A new, two-dimensional membrane coating could make water filtration cheaper and more sustainable
Spotted: Access to clean, fresh water is a growing concern for many areas around the world – compounded by climate change, poor water quality, pollution, and population growth. However, traditional water filtration and purification methods can use a great deal of energy, as well as unsustainable chemicals. Molymem, a company spun out from the University of Manchester, has developed an energy-efficient and highly versatile membrane coating that could lead to an innovative water filtration solution.
The technology, which was developed by a team led by Professor Rob Dryfe and Dr Mark Bissett, uses a two-dimensional material called modified molybdenum disulphide (MoS2) – a natural crystal that has similar physical properties to graphene. This material is used to coat membrane systems and improve their performance.
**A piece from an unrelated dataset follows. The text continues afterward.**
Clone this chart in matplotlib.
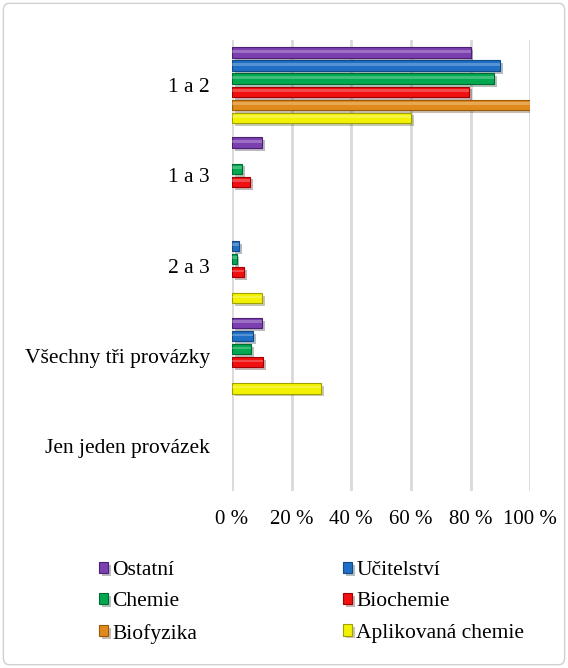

In tests, the team found that the MoS2 coating equalled or improved how the membrane systems rejected various salts and other organic molecules, such as nitrates. Moreover, the new technology is much cheaper to implement than traditional solutions.
Richard Lydon, a filtration expert and senior advisor to Molymem explained: “This unique technology is an added value to existing membrane systems reducing particulate ‘clogging’ of the current filter, enabling improved life, reducing the use of chemicals and increasing flux (water flow).”
Molymem has recently completed a seed equity round which raised £500,000 (around €564,000) to help the company scale up the production of its membrane coating.
As global warming changes weather patterns and water availability, there is a growing need for sustainable and reliable water filtration. Springwise has spotted a host of innovations that aim to meet this need. These include a gravity-powered desalinator that works without an energy supply, and a wastewater treatment technology powered by sunlight and wave motion.